Proof verification induction on sequence

I am doing problems that involve inequalities. My understanding is that you through a string of inequalities show that one is less than the other. Kind of like the transitive property. For example:

$2n+1 \lt 2^n$ for $n=3,4,...$

Assume this is true for P(k):

Base case $k = 3$

$LHS: 7 \space \space \space RHS: 8$

$LHS \space \space \lt \space \space RHS$

This holds true for $(k)$

Prove for P(k+1):

$2(n+1)+1 \lt 2^{n+1}$

my understanding is that if I can find something that is greater than $2(n+1)+1$ and obviously below $2^{n+1}$ then the inequality holds true

$2k+3 \lt 2^{k+1}$

$(2k + 1) + 2 \lt 2^k2$

$(2k+1) + 2 \lt 2^k + 2$ by our hypothesis on $k$

It is very obvious that $2^k + 2 \lt 2^k2$ and doesn't need explanation so its safe to assume

$2k+3 = (2k+1)+2 \lt 2^k + 2 \lt 2^k2$

Thus $(2k+3) \lt 2^k2$

This seems perfectly logical to me since we are dealing with integers. These inequalities would not hold for $\mathbb{R}$.

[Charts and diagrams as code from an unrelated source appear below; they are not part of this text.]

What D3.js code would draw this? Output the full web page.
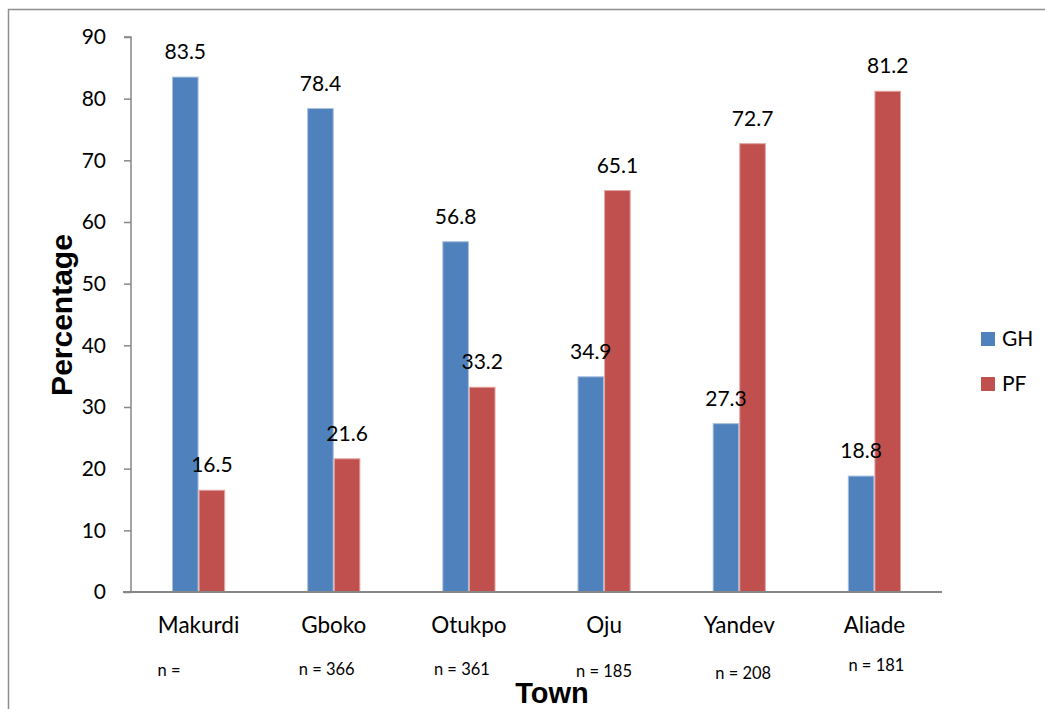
<!DOCTYPE html>
<html>
<head>
<meta charset="utf-8">
<script src="https://cdn.jsdelivr.net/npm/d3@7"></script>
<style>
  html, body { margin: 0; padding: 0; background: #ffffff; }
  svg { display: block; }
</style>
</head>
<body>
<svg id="chart" width="1045" height="709"></svg>
<script>
// Towns surveyed and share of respondents (%) per group
const towns = ["Makurdi", "Gboko", "Otukpo", "Oju", "Yandev", "Aliade"];
const seriesNames = ["GH", "PF"];
const ghValues = [83.5, 78.4, 56.8, 34.9, 27.3, 18.8];
const pfValues = [16.5, 21.6, 33.2, 65.1, 72.7, 81.2];
const sampleSizes = ["n =", "n = 366", "n = 361", "n = 185", "n = 208", "n = 181"];
const yTicks = [0, 10, 20, 30, 40, 50, 60, 70, 80, 90];

// Layout tweaks for the sample-size notes under each town (dx, dy)
const noteNudges = [[-41, 0], [-35, -1], [-35, -1], [-28, 1], [-24, 3], [-26, -5]];

const colors = { GH: "#4F81BD", PF: "#C0504D" };
const edge = { GH: "#a9c0de", PF: "#e3a4a2" };
const axisColor = "#878787";
const labelFont = "Lato, 'Open Sans', sans-serif";

const svg = d3.select("#chart");

// outer frame (only its top and left edges fall inside the view)
svg.append("path")
  .attr("d", "M8.5,709 V9.5 H1045")
  .attr("fill", "none")
  .attr("stroke", "#8f8f8f")
  .attr("stroke-width", 1.5);

const plot = { left: 131, right: 942, top: 37, bottom: 592 };

const x = d3.scaleBand().domain(towns).range([plot.left, plot.right]).padding(0);
const y = d3.scaleLinear().domain([0, 90]).range([plot.bottom, plot.top]);
const barW = 26.6;
const xs = d3.scaleBand().domain(seriesNames).range([-barW, barW]).padding(0);

const rows = towns.map((t, i) => ({ town: t, GH: ghValues[i], PF: pfValues[i], n: sampleSizes[i], i }));

// bars
const groups = svg.append("g").selectAll("g")
  .data(rows).join("g")
  .attr("transform", d => `translate(${x(d.town) + x.bandwidth() / 2},0)`);

groups.selectAll("rect")
  .data(d => seriesNames.map(s => ({ s, v: d[s] })))
  .join("rect")
  .attr("x", d => xs(d.s) + 0.5)
  .attr("width", xs.bandwidth() - 1)
  .attr("y", d => y(d.v))
  .attr("height", d => y(0) - y(d.v))
  .attr("fill", d => colors[d.s])
  .attr("stroke", d => edge[d.s])
  .attr("stroke-width", 1);

// value labels above each bar
groups.selectAll("text.val")
  .data(d => seriesNames.map(s => ({ s, v: d[s] })))
  .join("text")
  .attr("class", "val")
  .attr("x", d => xs(d.s) + xs.bandwidth() / 2)
  .attr("y", d => y(d.v) - 18)
  .attr("text-anchor", "middle")
  .attr("font-family", labelFont)
  .attr("font-size", 21)
  .attr("fill", "#000")
  .text(d => d.v.toFixed(1));

// y axis
const yAxis = d3.axisLeft(y).tickValues(yTicks).tickSize(7).tickPadding(18).tickFormat(d3.format("d"));
const gy = svg.append("g").attr("transform", `translate(${plot.left},0)`).call(yAxis);
gy.select(".domain").attr("stroke", axisColor).attr("stroke-width", 1.5)
  .attr("d", `M-7,${plot.top}H0V${plot.bottom}`);
gy.selectAll(".tick line").attr("stroke", axisColor).attr("stroke-width", 1.5);
gy.selectAll(".tick text")
  .attr("font-family", labelFont).attr("font-size", 21).attr("fill", "#000");

// x axis
const xAxis = d3.axisBottom(x).tickSize(0).tickPadding(25);
const gx = svg.append("g").attr("transform", `translate(0,${plot.bottom})`).call(xAxis);
gx.select(".domain").attr("stroke", axisColor).attr("stroke-width", 2)
  .attr("d", `M${plot.left - 8},0H${plot.right}`);
gx.selectAll(".tick text")
  .attr("font-family", labelFont).attr("font-size", 22.5).attr("fill", "#000")
  .attr("dy", "0.71em");

// sample-size notes
svg.append("g").selectAll("text")
  .data(rows).join("text")
  .attr("x", d => x(d.town) + x.bandwidth() / 2 + noteNudges[d.i][0])
  .attr("y", d => 676 + noteNudges[d.i][1])
  .attr("font-family", labelFont)
  .attr("font-size", 16.5)
  .attr("fill", "#000")
  .text(d => d.n);

// axis titles
svg.append("text")
  .attr("transform", "translate(72,315) rotate(-90)")
  .attr("text-anchor", "middle")
  .attr("font-family", "'Liberation Sans', Arial, sans-serif")
  .attr("font-weight", "bold")
  .attr("font-size", 30)
  .text("Percentage");

svg.append("text")
  .attr("x", 552).attr("y", 703)
  .attr("text-anchor", "middle")
  .attr("font-family", "'Liberation Sans', Arial, sans-serif")
  .attr("font-weight", "bold")
  .attr("font-size", 29)
  .text("Town");

// legend
const legend = svg.append("g").selectAll("g")
  .data(seriesNames).join("g")
  .attr("transform", (d, i) => `translate(981,${332 + i * 45})`);
legend.append("rect")
  .attr("width", 14).attr("height", 14)
  .attr("fill", d => colors[d]);
legend.append("text")
  .attr("x", 21).attr("y", 14)
  .attr("font-family", labelFont).attr("font-size", 21).attr("fill", "#000")
  .text(d => d);
</script>
</body>
</html>
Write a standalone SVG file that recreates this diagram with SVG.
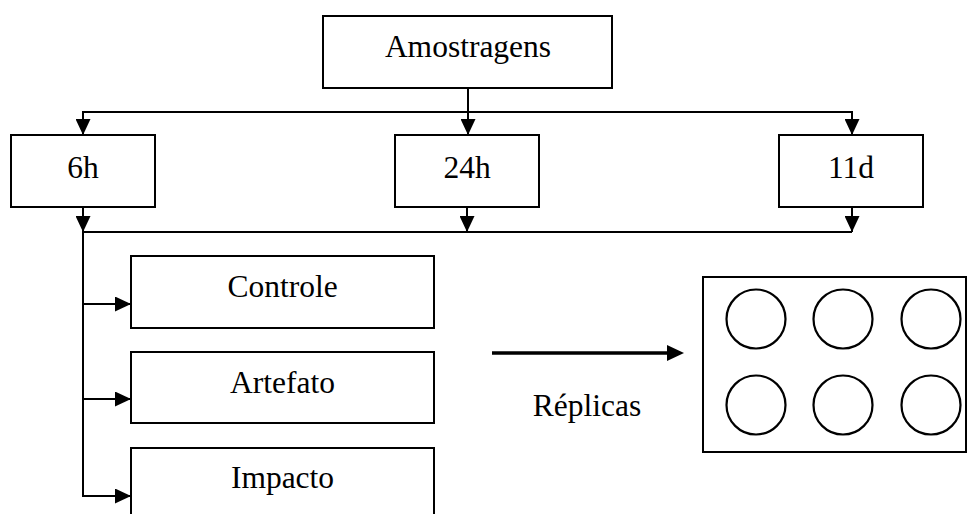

I am having a hard time find a string of inequalities that proves $n^2 \leq 2^n+1$

Assume this holds true for $k$. $P(k) = k^2 \leq 2^k+1$ for $n = 1,2...$

Base case $P(1):$ $LHS: 1 \space \space \space RHS: 3$

$LHS \space \space \leq \space \space RHS$

holds true for $P(k)$

$P(k+1)$:

$(k+1)^2 \leq 2^k + 1$

$k^2 + 2k + 1 \leq 2^k2+1$

$k^2 + 2k + 1 \leq 2^k +1 + 2k +1 \leq 2^k2+1$

$k^2 + 2k + 1 \leq 2^k + 2k + 2 \leq 22^k+1$ by our hypothesis on $k$

I do not know where to go from here

Answer

You assume that $k^2\leq 2^k+1$ for some $k\geq 1$, and you want to prove that $(k+1)^2\leq 2^{k+1}+1$. Starting from the left-hand-side, you can proceed as follows:

$$\begin{align*} (k+1)^2 &= k^2+2k+1\\ &\leq (2^k+1) + 2k + 1, \end{align*}$$
where the inequality follows from the induction hypothesis. If we can now show that

$$(2^k+1) + 2k + 1 \leq 2^{k+1},$$
then we we are done. By rearranging, this amounts to showing (for $k\geq 1$) that
$$2k+2\leq 2^{k+1} - 2^k,$$
or

$$2(k+1)\leq 2^k(2-1),$$

or

$$2(k+1)\leq 2^k,$$

or

$$k+1\leq 2^{k-1}.$$

Oops! This last inequality is not true for all $k\geq 1$ like I hoped it would be. Don't worry about this, it happens. It doesn't mean that the original statement is wrong.

The last inequality fails for $k=1$ and $k=2$. But it does hold for all $k\geq 3$. I can remedy the proof by checking the base cases $k=1$, $k=2$, and $k=3$ in $k^2\leq 2^k+1$ by hand. Then I assume the induction hypothesis $k^2\leq 2^k+1$ for some $k\geq 3$, and I can proceed as above.